Sandler also includes the experiences of other only children, both content and disaffected, which gives an overall impression that the growing up experience is deeply idiosyncratic. If you’re having a second child because you’re under the impression that children are happier with siblings, that’s not always going to be the case. Your children could hate each other or be life-long best friends. It’s always a crap-shoot. Even if you have more than one child so that the burden of caring for you in your old age is lighter, studies show that it’s usually a single child (most often the nearest-residing daughter) who ends up carting mom to the ER on New Year’s Eve. Furthermore, any child could feel he or she has nothing in common with the rest of the clan. “You can be an outsider in any family structure,” even with siblings, Sandler notes, “and many people are.”

Because the effects of family size on children are so unpredictable, I was more taken with the effect that having several children has on their parents. Sandler quotes happiness studies that show “Family happiness falls on a curvilinear graph, where none or one may rank high, but so do families with five or more children.” Those families with huge broods are more often than not religious, and find a great deal of support and solace from their faith community. For secular parents—especially secular women—having more than one child can throw a major wrench in personal satisfaction and ambition. Kudos to Sandler for discussing this honestly: “For rich women and poor women alike,” she writes, “the more children a woman has, the less likely she is to maintain her employment, and consequently, her independence.” She quotes the author Ann Crittenden, who has written about how the second baby is often the “final straw” in halting a woman’s career.

This is in large part because the demands of parenting and the demands of the workplace have increased over the past few decades at an equally frightening pace. Sandler points out that Americans spend more hours at work than the citizens of any other industrialized country.

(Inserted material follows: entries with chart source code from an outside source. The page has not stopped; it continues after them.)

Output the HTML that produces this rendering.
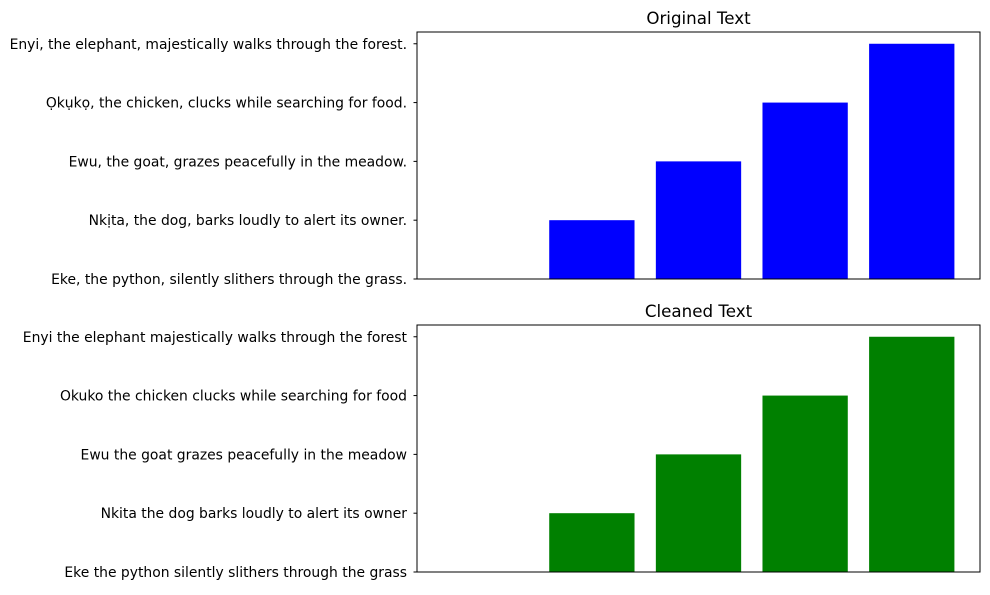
<!DOCTYPE html>
<html><head><meta charset="utf-8"><style>
body{margin:0;background:#fff}
svg text{font-family:"DejaVu Sans","Liberation Sans",sans-serif}
</style></head><body>
<svg id="c" width="990" height="590" xmlns="http://www.w3.org/2000/svg"></svg>
<script>
const origLabels=["Eke, the python, silently slithers through the grass.","Nkịta, the dog, barks loudly to alert its owner.","Ewu, the goat, grazes peacefully in the meadow.","Ọkụkọ, the chicken, clucks while searching for food.","Enyi, the elephant, majestically walks through the forest."];
const cleanLabels=["Eke the python silently slithers through the grass","Nkita the dog barks loudly to alert its owner","Ewu the goat grazes peacefully in the meadow","Okuko the chicken clucks while searching for food","Enyi the elephant majestically walks through the forest"];
const origValues=[0,1,2,3,4];
const cleanValues=[0,1,2,3,4];
const titles=["Original Text","Cleaned Text"];
const colors=["#0000ff","#008000"];

const svg=document.getElementById('c');
const NS="http://www.w3.org/2000/svg";
function mk(tag,attrs,parent){const e=document.createElementNS(NS,tag);for(const k in attrs)e.setAttribute(k,attrs[k]);(parent||svg).appendChild(e);return e;}

function panel(top,labels,values,title,color,prefix){
  const L=417,R=980,T=top,B=top+247;
  const n=labels.length;
  const xmin=-0.64,xmax=n-1+0.64;
  const ymax=(n-1)*1.05;
  const xs=v=>L+(v-xmin)/(xmax-xmin)*(R-L);
  const ys=v=>B-(v/ymax)*(B-T);
  const g=mk('g',{});
  
  
  values.forEach((v,i)=>{
    const y0=ys(0),y1=ys(v);
    const r=mk('rect',{x:xs(i-0.4),y:y1,width:xs(i+0.4)-xs(i-0.4),height:y0-y1,fill:color},g);
    
    
  });
  const f=mk('rect',{x:L,y:T,width:R-L,height:B-T,fill:'none',stroke:'#000','stroke-width':1},g);
  
  
  labels.forEach((s,i)=>{
    const y=ys(i);
    mk('line',{x1:L-3.5,x2:L,y1:y,y2:y,stroke:'#000','stroke-width':1},g);
    const t=mk('text',{x:L-10,y:y+5,'text-anchor':'end','font-size':13.9,fill:'#000'},g);
    t.textContent=s;
    
    
  });
  const tt=mk('text',{x:(L+R)/2,y:T-8,'text-anchor':'middle','font-size':16.7,fill:'#000'},g);
  tt.textContent=title;
  
  
}
panel(32,origLabels,origValues,titles[0],colors[0],'original');
panel(325,cleanLabels,cleanValues,titles[1],colors[1],'cleaned');
</script>
</body></html>
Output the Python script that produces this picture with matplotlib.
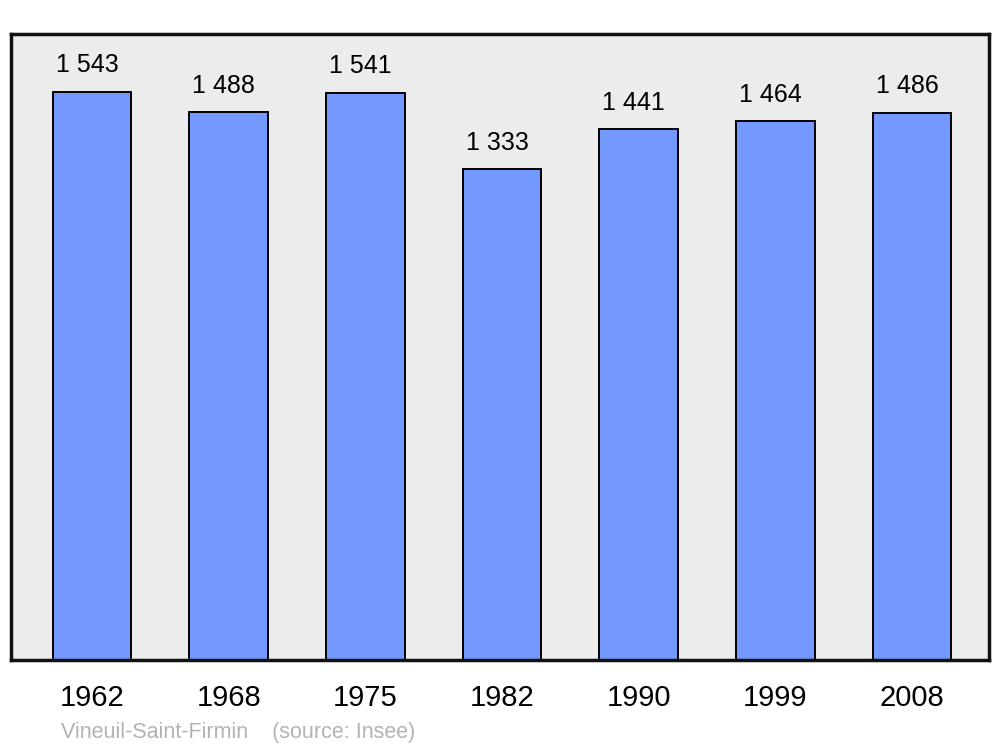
import matplotlib
matplotlib.use("Agg")
from matplotlib import pyplot as plt

years = ["1962", "1968", "1975", "1982", "1990", "1999", "2008"]
population = [1543, 1488, 1541, 1333, 1441, 1464, 1486]
value_labels = ["1 543", "1 488", "1 541", "1 333", "1 441", "1 464", "1 486"]

plt.rcParams['font.family'] = ['Liberation Sans', 'DejaVu Sans']

fig = plt.figure(figsize=(10, 7.47), dpi=100)
ax = fig.add_axes([0.011, 0.1165, 0.978, 0.838])
ax.set_facecolor("#ececec")

x = list(range(len(years)))
ax.bar(x, population, width=0.575, color="#7399ff", edgecolor="black", linewidth=1.4, zorder=2)

for xi, v, lab in zip(x, population, value_labels):
    ax.annotate(lab, (xi, v), xytext=(-3.5, 19), textcoords="offset points",
                ha="center", va="center", fontsize=18)

ax.set_xlim(-0.593, 6.563)
ax.set_ylim(0, 1700)
ax.set_yticks([])
ax.set_xticks(x)
ax.set_xticklabels(years, fontsize=21)
ax.tick_params(axis="x", length=0, pad=17)
for s in ax.spines.values():
    s.set_linewidth(2.5)
    s.set_color("#111111")

fig.text(0.061, 1 - 732.5 / 747, "Vineuil-Saint-Firmin    (source: Insee)",
         color="#b3b3b3", fontsize=15.5, va="center", ha="left")

fig.savefig("out.png", dpi=100)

In fact, the persistent stigma against only children might have to do with the extreme difficulty of parenting more than one, given the ever-increasing pressures of work and home. “Someone needs to be a scapegoat for the disappointments of the plentiful nuclear family,” Sandler writes. “Parenting more than one kid is simply too hard to not be supported by some dogma that it's for the higher good, for the children.”

As the mother of a baby, I read Sandler’s book with an ever-tilting seesaw of emotion. Sometimes I’d read a section—say, about how many more hours a year a woman must spend on housework when she has a second kid—and start looking into IUDs. But then I’d read a researcher talk about the bonds among his three sons, and have a gauzy fantasy about two children making castles in a sandbox. For Sandler’s part, despite knowing the sacrifices she would have to make to have a second child, the decision is still “fraught with conflict. It’s an emotional struggle that, it turns out, no set of numbers and analysis can erase.”

For other women going through the same struggle, Sandler doesn’t purport to have the answer. She does, however, provide some support for the notion that you should be a little selfish when you’re trying to make this decision, since your only child will likely be just fine whether or not they end up with a sibling. Will the resolve to care about your own happiness stop the marauding sanctimommy in her tracks? Probably not, but at least you can be secure in the fact that you spent your time the way you wanted to, instead of martyring yourself at the altar of cloth diapers and endless school bake sales.